Given information:
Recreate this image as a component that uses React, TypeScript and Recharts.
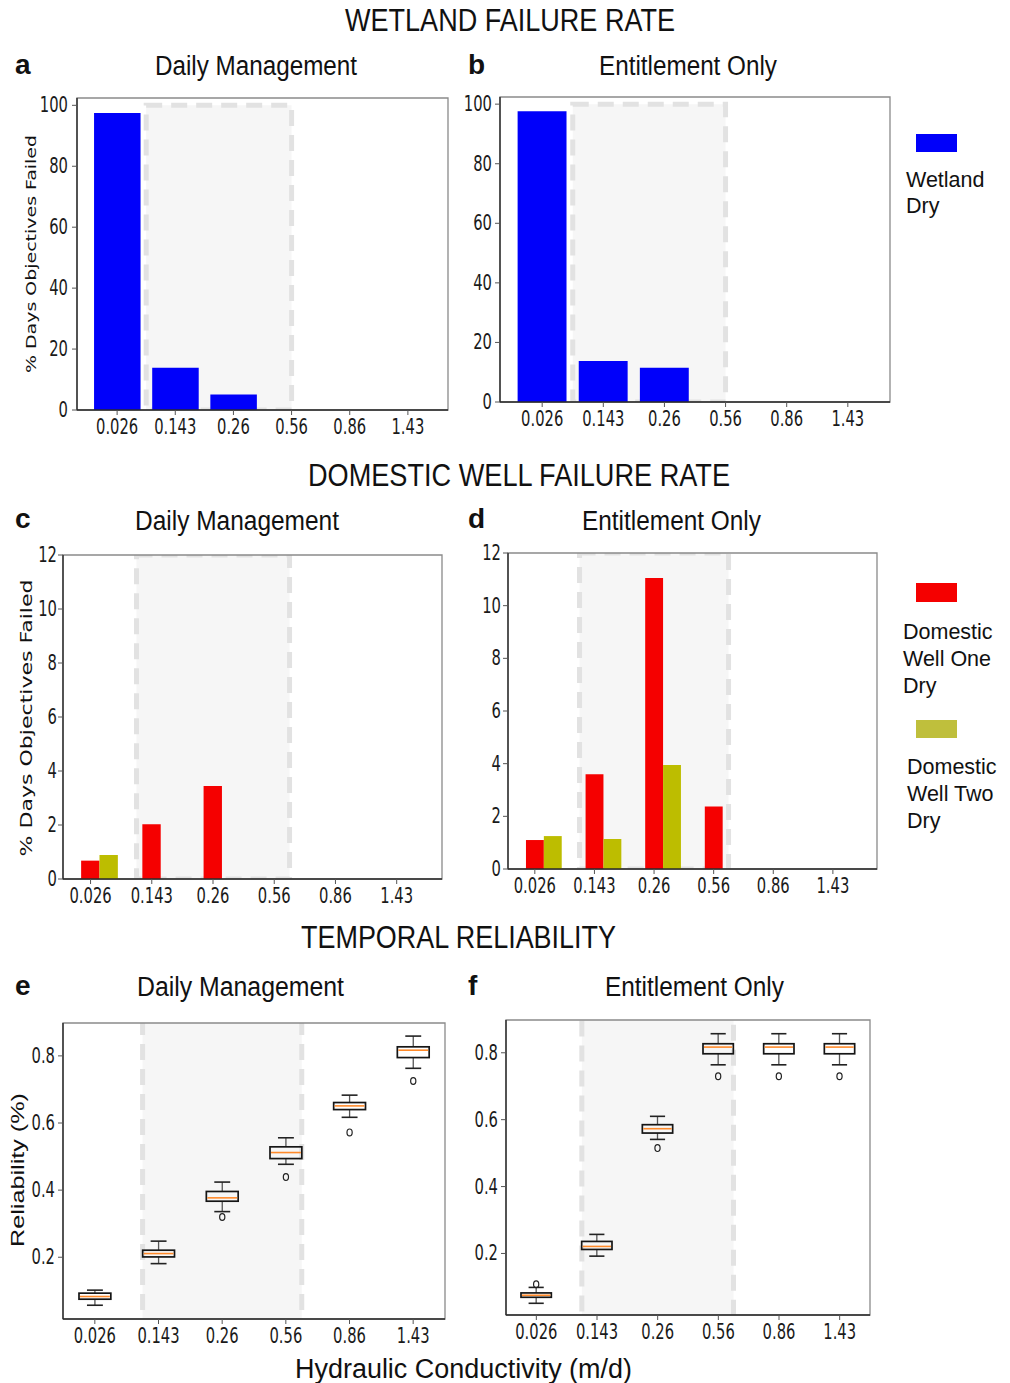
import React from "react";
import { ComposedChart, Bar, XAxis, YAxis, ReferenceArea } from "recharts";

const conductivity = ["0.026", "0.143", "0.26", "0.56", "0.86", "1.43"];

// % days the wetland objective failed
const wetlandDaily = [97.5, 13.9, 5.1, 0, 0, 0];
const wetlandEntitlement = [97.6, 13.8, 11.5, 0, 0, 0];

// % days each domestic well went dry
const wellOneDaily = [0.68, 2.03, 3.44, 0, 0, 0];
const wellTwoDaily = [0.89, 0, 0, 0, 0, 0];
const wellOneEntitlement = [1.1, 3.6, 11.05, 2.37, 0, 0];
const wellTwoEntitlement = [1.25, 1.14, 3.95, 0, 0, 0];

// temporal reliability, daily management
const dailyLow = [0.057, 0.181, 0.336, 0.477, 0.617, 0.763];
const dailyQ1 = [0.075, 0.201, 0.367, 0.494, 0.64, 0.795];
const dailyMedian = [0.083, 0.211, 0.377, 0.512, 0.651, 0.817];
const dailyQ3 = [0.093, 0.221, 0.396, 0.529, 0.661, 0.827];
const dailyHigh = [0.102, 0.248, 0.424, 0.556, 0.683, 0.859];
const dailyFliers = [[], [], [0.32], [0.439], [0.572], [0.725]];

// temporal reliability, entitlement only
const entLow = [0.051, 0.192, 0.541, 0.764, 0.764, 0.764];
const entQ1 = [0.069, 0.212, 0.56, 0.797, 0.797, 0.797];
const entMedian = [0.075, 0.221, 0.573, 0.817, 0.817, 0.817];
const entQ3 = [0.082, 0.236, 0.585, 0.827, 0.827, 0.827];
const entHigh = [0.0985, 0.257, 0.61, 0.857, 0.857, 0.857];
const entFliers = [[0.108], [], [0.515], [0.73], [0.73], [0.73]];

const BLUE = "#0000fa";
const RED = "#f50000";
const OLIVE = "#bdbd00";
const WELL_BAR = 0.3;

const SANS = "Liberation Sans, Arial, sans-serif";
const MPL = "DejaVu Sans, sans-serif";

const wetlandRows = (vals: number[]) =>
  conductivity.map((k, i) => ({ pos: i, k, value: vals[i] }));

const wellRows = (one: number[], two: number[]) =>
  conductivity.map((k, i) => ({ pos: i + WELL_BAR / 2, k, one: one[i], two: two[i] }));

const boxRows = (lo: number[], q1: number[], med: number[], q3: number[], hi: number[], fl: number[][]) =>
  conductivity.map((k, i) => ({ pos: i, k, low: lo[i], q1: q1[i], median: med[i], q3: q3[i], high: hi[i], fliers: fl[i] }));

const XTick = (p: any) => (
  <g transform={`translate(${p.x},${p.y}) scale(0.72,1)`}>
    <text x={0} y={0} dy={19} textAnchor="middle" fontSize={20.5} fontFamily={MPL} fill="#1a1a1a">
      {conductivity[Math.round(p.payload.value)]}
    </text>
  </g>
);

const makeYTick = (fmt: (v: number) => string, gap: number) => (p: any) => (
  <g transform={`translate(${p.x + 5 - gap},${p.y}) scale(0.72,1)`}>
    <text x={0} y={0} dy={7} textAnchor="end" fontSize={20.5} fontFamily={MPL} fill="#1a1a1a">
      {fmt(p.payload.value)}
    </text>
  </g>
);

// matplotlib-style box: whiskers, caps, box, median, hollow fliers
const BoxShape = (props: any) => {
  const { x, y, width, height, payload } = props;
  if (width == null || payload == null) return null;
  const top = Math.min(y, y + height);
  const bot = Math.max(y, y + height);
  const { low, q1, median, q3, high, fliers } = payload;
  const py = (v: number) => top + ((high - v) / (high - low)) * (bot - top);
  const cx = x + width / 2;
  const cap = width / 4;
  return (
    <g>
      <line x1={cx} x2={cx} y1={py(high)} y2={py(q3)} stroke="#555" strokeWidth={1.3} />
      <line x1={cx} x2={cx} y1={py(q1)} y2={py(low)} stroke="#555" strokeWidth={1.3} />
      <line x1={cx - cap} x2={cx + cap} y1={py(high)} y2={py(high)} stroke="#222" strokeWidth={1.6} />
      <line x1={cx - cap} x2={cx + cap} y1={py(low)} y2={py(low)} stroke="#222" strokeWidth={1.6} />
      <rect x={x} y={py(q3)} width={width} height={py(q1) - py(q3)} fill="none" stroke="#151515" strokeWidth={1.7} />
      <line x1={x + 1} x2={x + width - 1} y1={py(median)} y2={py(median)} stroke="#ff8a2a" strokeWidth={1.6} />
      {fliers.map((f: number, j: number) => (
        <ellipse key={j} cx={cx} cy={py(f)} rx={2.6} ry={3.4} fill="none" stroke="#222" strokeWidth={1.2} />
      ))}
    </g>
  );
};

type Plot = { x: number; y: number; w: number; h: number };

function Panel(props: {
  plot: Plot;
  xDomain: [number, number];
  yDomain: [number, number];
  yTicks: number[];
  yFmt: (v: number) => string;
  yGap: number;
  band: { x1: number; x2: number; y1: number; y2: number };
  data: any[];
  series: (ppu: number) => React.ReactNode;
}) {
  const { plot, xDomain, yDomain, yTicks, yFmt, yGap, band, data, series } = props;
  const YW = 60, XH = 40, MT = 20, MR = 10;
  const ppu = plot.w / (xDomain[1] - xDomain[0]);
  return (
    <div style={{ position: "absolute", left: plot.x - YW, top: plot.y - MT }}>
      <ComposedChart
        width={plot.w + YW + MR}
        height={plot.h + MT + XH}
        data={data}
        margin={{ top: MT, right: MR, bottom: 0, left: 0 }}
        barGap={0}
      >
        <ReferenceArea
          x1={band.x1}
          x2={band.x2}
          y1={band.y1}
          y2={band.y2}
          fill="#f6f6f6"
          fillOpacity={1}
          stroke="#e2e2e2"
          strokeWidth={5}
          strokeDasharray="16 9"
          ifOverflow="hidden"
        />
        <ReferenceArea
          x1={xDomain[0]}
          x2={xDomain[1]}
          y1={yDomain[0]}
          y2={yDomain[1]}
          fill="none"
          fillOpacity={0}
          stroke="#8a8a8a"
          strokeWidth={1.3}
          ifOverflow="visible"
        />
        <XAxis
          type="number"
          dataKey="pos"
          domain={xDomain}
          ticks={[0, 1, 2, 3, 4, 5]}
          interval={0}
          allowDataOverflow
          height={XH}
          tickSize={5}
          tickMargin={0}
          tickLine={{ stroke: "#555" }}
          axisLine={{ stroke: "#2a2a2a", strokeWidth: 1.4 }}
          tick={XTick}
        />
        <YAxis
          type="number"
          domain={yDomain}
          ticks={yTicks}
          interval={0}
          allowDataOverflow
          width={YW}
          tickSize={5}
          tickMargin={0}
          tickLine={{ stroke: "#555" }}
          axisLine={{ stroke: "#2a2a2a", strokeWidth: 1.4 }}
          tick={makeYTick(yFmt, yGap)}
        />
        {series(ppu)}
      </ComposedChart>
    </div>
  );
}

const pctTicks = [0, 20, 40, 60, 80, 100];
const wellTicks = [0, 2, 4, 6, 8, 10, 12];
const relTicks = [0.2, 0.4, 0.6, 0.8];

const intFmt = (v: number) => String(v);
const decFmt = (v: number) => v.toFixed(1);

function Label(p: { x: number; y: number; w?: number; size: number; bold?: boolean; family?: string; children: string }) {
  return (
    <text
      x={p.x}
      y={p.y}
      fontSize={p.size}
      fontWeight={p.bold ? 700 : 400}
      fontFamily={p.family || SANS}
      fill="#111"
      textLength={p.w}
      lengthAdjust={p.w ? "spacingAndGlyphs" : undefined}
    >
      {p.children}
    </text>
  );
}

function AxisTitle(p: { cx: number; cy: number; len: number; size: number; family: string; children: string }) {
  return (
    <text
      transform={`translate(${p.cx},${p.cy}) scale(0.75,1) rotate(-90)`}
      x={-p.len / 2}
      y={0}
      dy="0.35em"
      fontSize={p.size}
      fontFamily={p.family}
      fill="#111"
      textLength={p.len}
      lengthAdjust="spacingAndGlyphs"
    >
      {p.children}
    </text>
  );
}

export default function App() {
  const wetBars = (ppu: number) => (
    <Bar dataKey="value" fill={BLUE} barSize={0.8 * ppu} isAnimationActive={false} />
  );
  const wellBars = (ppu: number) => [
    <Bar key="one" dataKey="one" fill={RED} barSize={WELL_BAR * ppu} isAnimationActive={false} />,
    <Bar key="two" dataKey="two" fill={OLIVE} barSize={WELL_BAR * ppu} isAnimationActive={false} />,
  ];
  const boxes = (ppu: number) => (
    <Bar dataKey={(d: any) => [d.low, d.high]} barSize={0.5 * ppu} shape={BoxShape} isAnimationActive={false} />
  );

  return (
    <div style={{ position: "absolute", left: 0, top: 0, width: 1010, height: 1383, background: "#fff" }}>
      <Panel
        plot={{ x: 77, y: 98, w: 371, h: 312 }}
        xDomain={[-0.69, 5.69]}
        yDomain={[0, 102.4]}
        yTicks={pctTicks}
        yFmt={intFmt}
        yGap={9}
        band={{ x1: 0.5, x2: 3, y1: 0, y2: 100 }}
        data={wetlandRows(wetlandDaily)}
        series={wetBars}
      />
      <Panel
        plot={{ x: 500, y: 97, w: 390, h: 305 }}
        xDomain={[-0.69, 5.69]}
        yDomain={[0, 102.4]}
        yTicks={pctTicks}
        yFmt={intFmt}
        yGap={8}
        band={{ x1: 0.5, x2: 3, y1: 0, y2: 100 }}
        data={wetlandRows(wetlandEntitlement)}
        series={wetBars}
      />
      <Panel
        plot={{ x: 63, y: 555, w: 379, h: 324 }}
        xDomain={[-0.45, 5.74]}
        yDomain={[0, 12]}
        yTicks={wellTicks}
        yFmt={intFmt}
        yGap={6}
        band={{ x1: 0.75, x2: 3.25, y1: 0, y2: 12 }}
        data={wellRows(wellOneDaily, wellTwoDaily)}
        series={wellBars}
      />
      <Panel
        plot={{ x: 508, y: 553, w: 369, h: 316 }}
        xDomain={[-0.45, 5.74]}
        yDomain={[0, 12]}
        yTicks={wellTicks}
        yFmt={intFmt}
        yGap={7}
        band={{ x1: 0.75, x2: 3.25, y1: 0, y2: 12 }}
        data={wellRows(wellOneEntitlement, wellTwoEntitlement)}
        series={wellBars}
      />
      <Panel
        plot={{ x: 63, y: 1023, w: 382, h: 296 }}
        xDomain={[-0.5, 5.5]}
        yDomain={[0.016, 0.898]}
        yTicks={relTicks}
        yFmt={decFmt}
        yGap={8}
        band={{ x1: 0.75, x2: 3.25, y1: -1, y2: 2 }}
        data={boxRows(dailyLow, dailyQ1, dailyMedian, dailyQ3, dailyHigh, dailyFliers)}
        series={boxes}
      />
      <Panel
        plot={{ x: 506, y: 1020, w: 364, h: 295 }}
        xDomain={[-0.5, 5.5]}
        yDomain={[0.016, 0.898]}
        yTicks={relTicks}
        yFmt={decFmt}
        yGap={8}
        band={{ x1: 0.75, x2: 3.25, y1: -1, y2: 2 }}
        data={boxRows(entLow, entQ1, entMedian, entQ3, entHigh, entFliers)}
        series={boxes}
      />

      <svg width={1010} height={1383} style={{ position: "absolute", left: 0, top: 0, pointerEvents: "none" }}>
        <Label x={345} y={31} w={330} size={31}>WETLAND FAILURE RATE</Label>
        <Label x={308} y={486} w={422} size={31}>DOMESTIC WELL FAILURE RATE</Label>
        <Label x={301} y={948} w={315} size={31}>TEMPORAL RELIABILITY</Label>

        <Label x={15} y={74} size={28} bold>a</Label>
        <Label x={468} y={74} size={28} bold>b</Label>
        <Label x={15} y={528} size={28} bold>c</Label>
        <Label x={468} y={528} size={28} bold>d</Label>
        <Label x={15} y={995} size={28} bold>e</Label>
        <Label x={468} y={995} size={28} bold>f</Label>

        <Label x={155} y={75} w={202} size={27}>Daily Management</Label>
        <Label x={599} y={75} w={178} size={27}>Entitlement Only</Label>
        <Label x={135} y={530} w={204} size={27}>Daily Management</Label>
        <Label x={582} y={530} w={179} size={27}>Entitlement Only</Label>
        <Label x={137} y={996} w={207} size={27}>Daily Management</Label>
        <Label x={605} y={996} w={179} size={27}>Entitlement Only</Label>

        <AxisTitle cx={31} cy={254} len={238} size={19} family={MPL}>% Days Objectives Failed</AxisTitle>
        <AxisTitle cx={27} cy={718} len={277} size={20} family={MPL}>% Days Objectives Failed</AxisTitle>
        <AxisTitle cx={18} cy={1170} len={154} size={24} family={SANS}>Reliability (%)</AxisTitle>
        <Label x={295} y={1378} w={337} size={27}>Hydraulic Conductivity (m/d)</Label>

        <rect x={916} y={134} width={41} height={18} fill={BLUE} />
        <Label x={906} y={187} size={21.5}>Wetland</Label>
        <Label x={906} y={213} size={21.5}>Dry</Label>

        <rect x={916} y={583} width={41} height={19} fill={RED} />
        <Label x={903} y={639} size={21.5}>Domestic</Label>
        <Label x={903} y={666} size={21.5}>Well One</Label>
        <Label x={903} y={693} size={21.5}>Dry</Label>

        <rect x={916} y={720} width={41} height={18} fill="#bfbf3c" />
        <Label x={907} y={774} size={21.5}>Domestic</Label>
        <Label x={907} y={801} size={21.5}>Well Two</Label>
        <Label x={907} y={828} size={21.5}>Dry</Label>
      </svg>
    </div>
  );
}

Exercise prompt: Repeat the lines exactly as they stand, from the opening line of the data through the line with "const wellTwoEntitlement = [1.25, 1.14, 3.95, 0, 0, 0];". Pictures stay out of the copy.

Answer in full:
Recreate this image as a component that uses React, TypeScript and Recharts.
import React from "react";
import { ComposedChart, Bar, XAxis, YAxis, ReferenceArea } from "recharts";

const conductivity = ["0.026", "0.143", "0.26", "0.56", "0.86", "1.43"];

// % days the wetland objective failed
const wetlandDaily = [97.5, 13.9, 5.1, 0, 0, 0];
const wetlandEntitlement = [97.6, 13.8, 11.5, 0, 0, 0];

// % days each domestic well went dry
const wellOneDaily = [0.68, 2.03, 3.44, 0, 0, 0];
const wellTwoDaily = [0.89, 0, 0, 0, 0, 0];
const wellOneEntitlement = [1.1, 3.6, 11.05, 2.37, 0, 0];
const wellTwoEntitlement = [1.25, 1.14, 3.95, 0, 0, 0];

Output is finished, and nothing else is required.